5月に死去したJR東海の葛西敬之氏、社長時代に明かしていた「新幹線食堂車を廃止した理由」 「鉄道なにコレ!?」(第31回)
日本国有鉄道(国鉄)の分割民営化で中心的な役割を果たした「改革3人組」の1人で、JR東海の社長、会長を歴任した葛西敬之名誉会長が5月25日に81歳で亡くなった。これまで葛西氏から幅広い分野について話を聞く機会があったが、東海道新幹線に関する語り口には特に熱がこもっていた。中でも印象的だったのが社長時代に新幹線の食堂車を廃止した理由を「それはね…」と解説した時だ。(共同通信=大塚圭一郎) 【葛西敬之(かさい・よしゆき)氏】1940年兵庫県生まれで、東京で育つ。東京大学法学部卒業後、1963年4月に国鉄入社。故松田昌士(まつだ・まさたけ)元JR東日本社長、井手正敬(いで・まさたか)元JR西日本社長とともに87年の国鉄分割民営化を主導した「改革3人組」の1人。 JR東海が発足した87年4月、取締役総合企画本部長に就任。95年6月から社長、2004年6月~14年4月に会長をそれぞれ務めた。代表取締役名誉会長、取締役名誉会長を経て、20年6月から名誉会長。JR東海発足から33年余り取締役の座にあった。
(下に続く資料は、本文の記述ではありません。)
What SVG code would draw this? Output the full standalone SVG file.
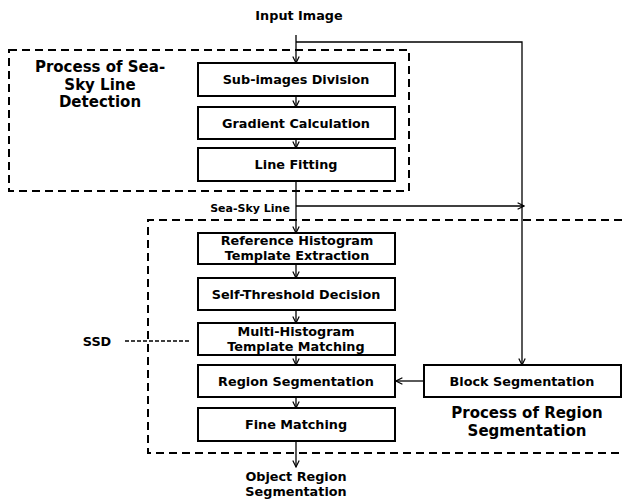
<svg xmlns="http://www.w3.org/2000/svg" width="622" height="500" viewBox="0 0 622 500">
<style>
text{font-family:"DejaVu Sans","Liberation Sans",sans-serif;font-weight:bold;fill:#000;text-anchor:middle}
.box{fill:#fff;stroke:#000;stroke-width:2}
.t{font-size:12.8px}
.title{font-size:15px}
.grp{fill:none;stroke:#000;stroke-width:2;stroke-dasharray:8 5}
.c{fill:none;stroke:#000;stroke-width:1.3}
</style>
<defs>
<marker id="a" viewBox="0 0 10 10" refX="9" refY="5" markerWidth="8" markerHeight="8" markerUnits="userSpaceOnUse" orient="auto">
<path d="M1,1 L9,5 L1,9" fill="none" stroke="#000" stroke-width="1.5"/>
</marker>
</defs>
<g id="groups">
<rect class="grp" x="9" y="50" width="400" height="141"/>
<path class="grp" d="M622,220 H148 V453 H622"/>
</g>
<g id="connectors">
<path class="c" d="M296,35 V63" marker-end="url(#a)"/>
<path class="c" d="M296,42 H522 V365" marker-end="url(#a)"/>
<path class="c" d="M296,96 V107" marker-end="url(#a)"/>
<path class="c" d="M296,139 V148" marker-end="url(#a)"/>
<path class="c" d="M296,181 V233" marker-end="url(#a)"/>
<path class="c" d="M296,206 H524" marker-end="url(#a)"/>
<path class="c" d="M296,264 V278" marker-end="url(#a)"/>
<path class="c" d="M296,310 V323" marker-end="url(#a)"/>
<path class="c" d="M296,355 V365" marker-end="url(#a)"/>
<path class="c" d="M296,397 V408" marker-end="url(#a)"/>
<path class="c" d="M296,441 V467" marker-end="url(#a)"/>
<path class="c" d="M424,381 H396" marker-end="url(#a)"/>
<path class="c" d="M125,341 H190" stroke-dasharray="4 2" stroke-width="1"/>
</g>
<g id="input"><text class="t" x="299" y="20">Input Image</text></g>
<g id="title1">
<text class="title" x="100" y="72">Process of Sea-</text>
<text class="title" x="100" y="89.5">Sky Line</text>
<text class="title" x="100" y="107">Detection</text>
</g>
<g id="subimages"><rect class="box" x="198" y="63" width="197" height="33"/><text class="t" x="296" y="84">Sub-images Division</text></g>
<g id="gradient"><rect class="box" x="198" y="107" width="197" height="32"/><text class="t" x="296" y="127.5">Gradient Calculation</text></g>
<g id="linefit"><rect class="box" x="198" y="148" width="197" height="33"/><text class="t" x="296" y="169">Line Fitting</text></g>
<g id="seasky"><text x="250" y="212" style="font-size:11px">Sea-Sky Line</text></g>
<g id="refhist"><rect class="box" x="198" y="233" width="197" height="31"/><text class="t" x="297" y="245">Reference Histogram</text><text class="t" x="297" y="260">Template Extraction</text></g>
<g id="selfthr"><rect class="box" x="198" y="278" width="197" height="32"/><text class="t" x="296" y="298.5">Self-Threshold Decision</text></g>
<g id="multihist"><rect class="box" x="198" y="323" width="197" height="32"/><text class="t" x="296" y="336">Multi-Histogram</text><text class="t" x="296" y="351">Template Matching</text></g>
<g id="regionseg"><rect class="box" x="198" y="365" width="197" height="32"/><text class="t" x="296" y="385.5">Region Segmentation</text></g>
<g id="finematch"><rect class="box" x="198" y="408" width="197" height="33"/><text class="t" x="296" y="429">Fine Matching</text></g>
<g id="blockseg"><rect class="box" x="424" y="365" width="197" height="32"/><text class="t" x="522" y="385.5">Block Segmentation</text></g>
<g id="title2">
<text class="title" x="527" y="418">Process of Region</text>
<text class="title" x="527" y="436">Segmentation</text>
</g>
<g id="ssd"><text class="t" x="97" y="346">SSD</text></g>
<g id="output">
<text class="t" x="296" y="481">Object Region</text>
<text class="t" x="296" y="496">Segmentation</text>
</g>
</svg>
安倍晋三元首相と近く、経済界の有力者らでつくる支援組織「四季の会」を主導。第1次安倍内閣時代に教育再生会議の有識者メンバーを務めた。内閣府宇宙政策委員会委員長を12年7月から、国家公安委員を06年2月~11年2月に歴任。次世代のリーダーを養成する全寮制の中高一貫校「海陽学園」(愛知県蒲郡市)の設立にも携わった。 ▽ステーキの価格はかけそば12杯分 東海道・山陽新幹線に食堂車が本格的に登場したのは国鉄時代だった1975年3月の山陽新幹線岡山―博多(福岡市)の延伸時だ。正面の丸い団子鼻が特徴的だった車両「0系」の16両編成のうち8号車に連結し、「ひかり」の多くの列車で営業を始めた。当時は「のぞみ」がなかったため、主要駅間の速達性を重視した「ひかり」は花形だった。 1964年10月1日の東海道新幹線(東京―新大阪)開業時から10年超にわたって食堂車が事実上なかった理由について、葛西氏の前任のJR東海社長だった須田寛氏は雑誌「ウェッジ」の対談で「以前、国鉄の決まりでは、特別急行列車には食堂車を付けることになっていました」としつつ、東京と新大阪の間では「ゆっくりと食事をする時間もないだろうということで、軽食を提供するビュフェにしたわけです」と説明していた。